Today’s Gospel offers us another example. A man went on a journey and entrusted his servants with his money. Upon his return, he required an accounting of them. A talent was about 6,000 denarii, and one denarius was equivalent to a day’s wage. Therefore, even the servant who received only one talent was entrusted with a sizable amount of money. Some readers have been troubled by the harshness of the master’s treatment of the third man. After all, he did not direct the servants to invest the money. Why should one be penalized for not having done so? We can only conclude that investment was presumed. They had been told, in effect, “Use it or lose it.”

The readings of these last Sundays of the liturgical year prompt us to look at different aspects of the endtime. Last week we were exhorted to await that time of fulfillment in constant readiness.

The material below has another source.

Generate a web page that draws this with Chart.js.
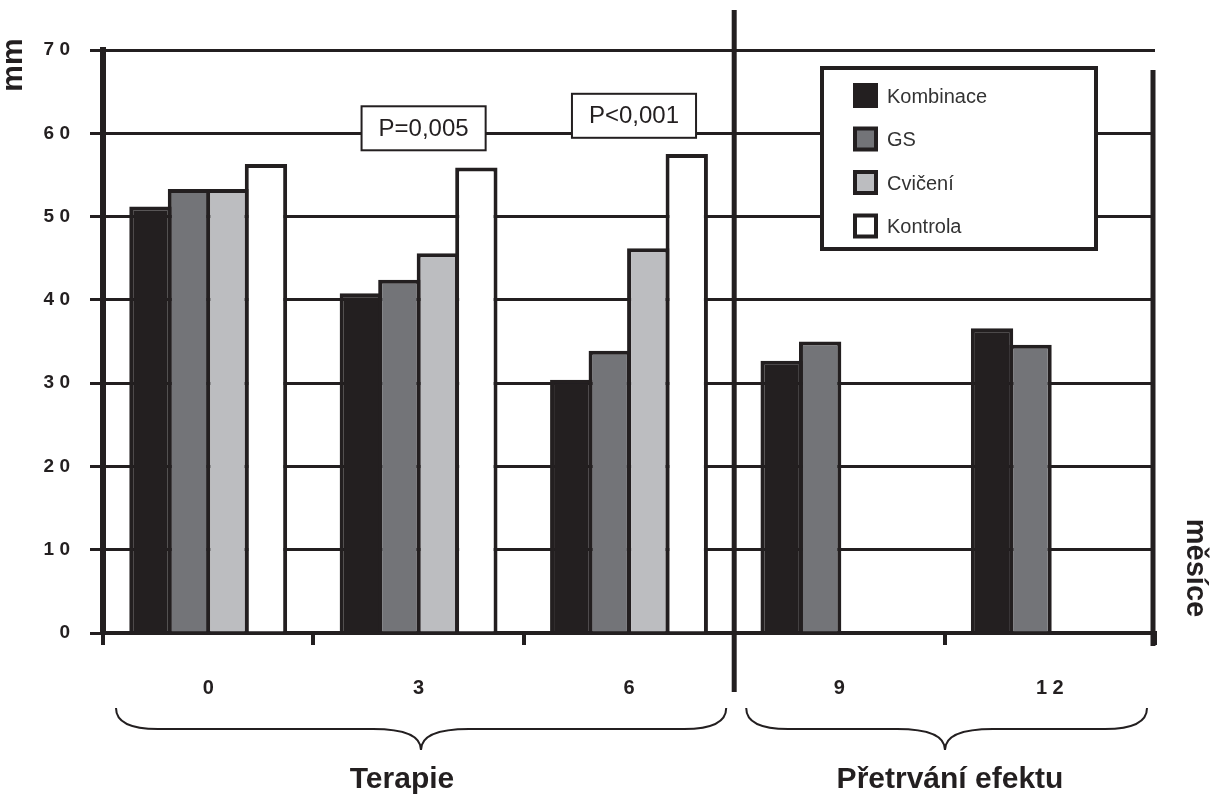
<!DOCTYPE html>
<html>
<head>
<meta charset="utf-8">
<script src="https://cdn.jsdelivr.net/npm/chart.js@4"></script>
<style>
  html, body { margin: 0; padding: 0; background: #fff; }
  canvas { display: block; }
</style>
</head>
<body>
<canvas id="chart" width="1221" height="800"></canvas>
<script>
'use strict';

// data (mm)
var months = ['0', '3', '6', '9', '12'];
var kombinace = [51.2, 40.8, 30.4, 32.7, 36.6];
var gs = [53.3, 42.4, 33.9, 35.0, 34.6];
var cviceni = [53.3, 45.6, 46.2, null, null];
var kontrola = [56.3, 55.9, 57.5, null, null];
var yMin = 0, yMax = 70, yStep = 10;

// p-values above the groups (category index, y value of the box centre)
var pLabels = ['P=0,005', 'P<0,001'];
var pAt = [1, 2];
var pY = [60.6, 62.1];

var INK = '#231f20';
var FONT = '"Liberation Sans", Arial, sans-serif';

// "7 0", "1 2" like in the original
function spaced(s) {
  return String(s).split('').join(' ');
}

function drawBrace(ctx, x0, x1, cx, top, mid, bot) {
  var r = 42, rc = 48;
  ctx.beginPath();
  ctx.moveTo(x0, top);
  ctx.quadraticCurveTo(x0, mid, x0 + r, mid);
  ctx.lineTo(cx - rc, mid);
  ctx.quadraticCurveTo(cx, mid, cx, bot);
  ctx.quadraticCurveTo(cx, mid, cx + rc, mid);
  ctx.lineTo(x1 - r, mid);
  ctx.quadraticCurveTo(x1, mid, x1, top);
  ctx.stroke();
}

var decor = {
  id: 'decor',
  beforeDraw: function(chart) {
    var ctx = chart.ctx;
    ctx.save();
    ctx.fillStyle = '#fff';
    ctx.fillRect(0, 0, chart.width, chart.height);
    ctx.restore();
  },
  afterDraw: function(chart) {
    var ctx = chart.ctx;
    var area = chart.chartArea;
    var x = chart.scales.x, y = chart.scales.y;
    var slot = (area.right - area.left) / months.length;
    var divX = area.left + slot * 3;

    ctx.save();
    ctx.strokeStyle = INK;
    ctx.fillStyle = INK;

    // right frame line, starts a bit under the 70 line
    ctx.lineWidth = 5;
    ctx.beginPath();
    ctx.moveTo(area.right - 2, area.top + 20);
    ctx.lineTo(area.right - 2, area.bottom + 13);
    ctx.stroke();

    // divider Terapie / Přetrvání efektu
    ctx.lineWidth = 5;
    ctx.beginPath();
    ctx.moveTo(divX, 10);
    ctx.lineTo(divX, 692);
    ctx.stroke();

    // p-value boxes
    ctx.font = '24px ' + FONT;
    ctx.textAlign = 'center';
    ctx.textBaseline = 'middle';
    for (var i = 0; i < pLabels.length; i++) {
      var cx = x.getPixelForValue(pAt[i]) + 5;
      var cy = y.getPixelForValue(pY[i]);
      var w = ctx.measureText(pLabels[i]).width + 34;
      var h = 44;
      ctx.fillStyle = '#fff';
      ctx.fillRect(cx - w / 2, cy - h / 2, w, h);
      ctx.lineWidth = 2;
      ctx.strokeRect(cx - w / 2, cy - h / 2, w, h);
      ctx.fillStyle = INK;
      ctx.fillText(pLabels[i], cx, cy + 1);
    }

    // legend box
    var lx = 822, ly = 68, lw = 274, lh = 181;
    ctx.fillStyle = '#fff';
    ctx.fillRect(lx, ly, lw, lh);
    ctx.lineWidth = 4;
    ctx.strokeRect(lx, ly, lw, lh);
    ctx.font = '20px ' + FONT;
    ctx.textAlign = 'left';
    chart.data.datasets.forEach(function(ds, k) {
      var sy = 83 + k * 43.5;
      ctx.fillStyle = INK;
      ctx.fillRect(853, sy, 25, 25);
      ctx.fillStyle = ds.backgroundColor;
      ctx.fillRect(857, sy + 4, 17, 17);
      ctx.fillStyle = '#333';
      ctx.fillText(ds.label, 887, sy + 14);
    });

    // braces under the axis
    ctx.lineWidth = 2;
    drawBrace(ctx, area.left + 13, divX - 8, 421, 708, 729, 750);
    drawBrace(ctx, divX + 12, area.right - 8, 945, 708, 729, 750);

    ctx.fillStyle = INK;
    ctx.font = 'bold 30px ' + FONT;
    ctx.textAlign = 'center';
    ctx.fillText('Terapie', 402, 780);
    ctx.fillText('Přetrvání efektu', 950, 780);

    // axis titles
    ctx.save();
    ctx.translate(14, 65);
    ctx.rotate(-Math.PI / 2);
    ctx.font = 'bold 30px ' + FONT;
    ctx.fillText('mm', 0, 0);
    ctx.restore();

    ctx.save();
    ctx.translate(1195, 568);
    ctx.rotate(Math.PI / 2);
    ctx.font = 'bold 29px ' + FONT;
    ctx.fillText('měsíce', 0, 0);
    ctx.restore();

    ctx.restore();
  }
};

function barSet(label, data, color) {
  return {
    label: label,
    data: data,
    backgroundColor: color,
    borderColor: INK,
    borderWidth: 4,
    borderSkipped: 'start',
    barPercentage: 1.1,
    categoryPercentage: 0.732
  };
}

var ctx = document.getElementById('chart');
var myChart = new Chart(ctx, {
  type: 'bar',
  data: {
    labels: months,
    datasets: [
      barSet('Kombinace', kombinace, INK),
      barSet('GS', gs, '#737478'),
      barSet('Cvičení', cviceni, '#bcbdc0'),
      barSet('Kontrola', kontrola, '#ffffff')
    ]
  },
  options: {
    responsive: false,
    animation: false,
    layout: {
      padding: { top: 50, right: 66, left: 0, bottom: 0 }
    },
    plugins: {
      legend: { display: false },
      tooltip: { enabled: false }
    },
    scales: {
      x: {
        grid: {
          offset: true,
          drawOnChartArea: false,
          color: INK,
          lineWidth: 4,
          tickLength: 12
        },
        border: { color: INK, width: 4 },
        ticks: {
          color: INK,
          padding: 31,
          font: { family: FONT, size: 20, weight: 'bold' },
          callback: function(v, i) { return spaced(months[i]); }
        },
        afterFit: function(s) { s.height = 167; }
      },
      y: {
        min: yMin,
        max: yMax,
        grid: {
          color: INK,
          lineWidth: 3,
          tickLength: 13
        },
        border: { color: INK, width: 6 },
        ticks: {
          stepSize: yStep,
          color: INK,
          padding: 20,
          font: { family: FONT, size: 19, weight: 'bold' },
          callback: function(v) { return spaced(v); }
        },
        afterFit: function(s) { s.width = 103; }
      }
    }
  },
  plugins: [decor]
});
</script>
</body>
</html>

Today we are told that we cannot simply sit back and wait for that time to dawn. We have responsibilities; we must be industrious while we wait.

The man who buried the money in the ground condemned himself with his own words, for he knew that he would be held accountable: “I knew that you were a demanding person.” Thus he is punished not because he is a poor manager of funds, but because he did not take his responsibilities seriously enough.

The sketch of the woman in the first reading depicts the complete opposite of this irresponsible man. She not only fulfills her responsibilities; she does so in an exceptional way. This picture of an industrious wife troubles some women, who see it as merely a re-enforcement of a patriarchal stereotype. But it should be noted that in Israel’s wisdom tradition, the wise person is held up as a model to be emulated. And here the ideal wise person is a woman. The character of her responsibilities is not the issue. Rather, it is her faithfulness in carrying them out. They were what her circumstances expected of her, and she was faithful.

The reading from Thessalonians underscores the unexpectedness of the return of the Lord. Paul insists that this event will come “like a thief in the night.” He employs two other endtime themes: “day of the Lord” and “birth pangs of the messiah.” “Day of the Lord” is found in the prophetic writings. It seems that the Israelites looked forward to this day as a time of punishment for their enemies but of good fortune for themselves. Amos shocks them by directing the pronouncement of punishment toward the people of both the northern and the southern kingdoms (Amos 5:18-20). Paul uses this well-known theme to assure the Thessalonians that the suffering they will inevitably endure is really endtime suffering.

In early Jewish tradition, this suffering was referred to as the “birth pangs of the messiah” (Is 26:17; Mt 24:9; Jn 16:21; Rv 12:2). It characterized the pain one would have to endure as the new age of fulfillment was being born. Paul is here encouraging his suffering Christian converts, assuring them that their affliction is not a punishment; it is actually part of the birthing of this new age.

To what do these readings call us today? First, it is important to note that we are accountable to God, not so much for obedience to rules and regulations, but for the responsibilities of our life situation. Parents must devote themselves wholeheartedly to parenting, teachers to teaching, politicians to lawmaking and so on. The way we fulfill these responsibilities may be influenced by the cultural circumstances of our day, but fulfill them we must. There is no life-calling that is devoid of obligations, and usually they somehow include service to others. It is in faithful accomplishment of the tasks of life that we make present the reign of God among us, that we bring to birth the age of fulfillment.

Second, fidelity to these obligations may well result in hardship. But if we treat this hardship as the birth pangs that accompany the endtime, our suffering will help bring forth a new age.

Finally, though the reading from Paul and the Gospel seem to be talking about the end of all time, the final coming of Jesus at the end of time, they are meant to summon us to endtime living. Such living will show that Jesus has indeed already come. In this way, every day becomes an endtime day for us.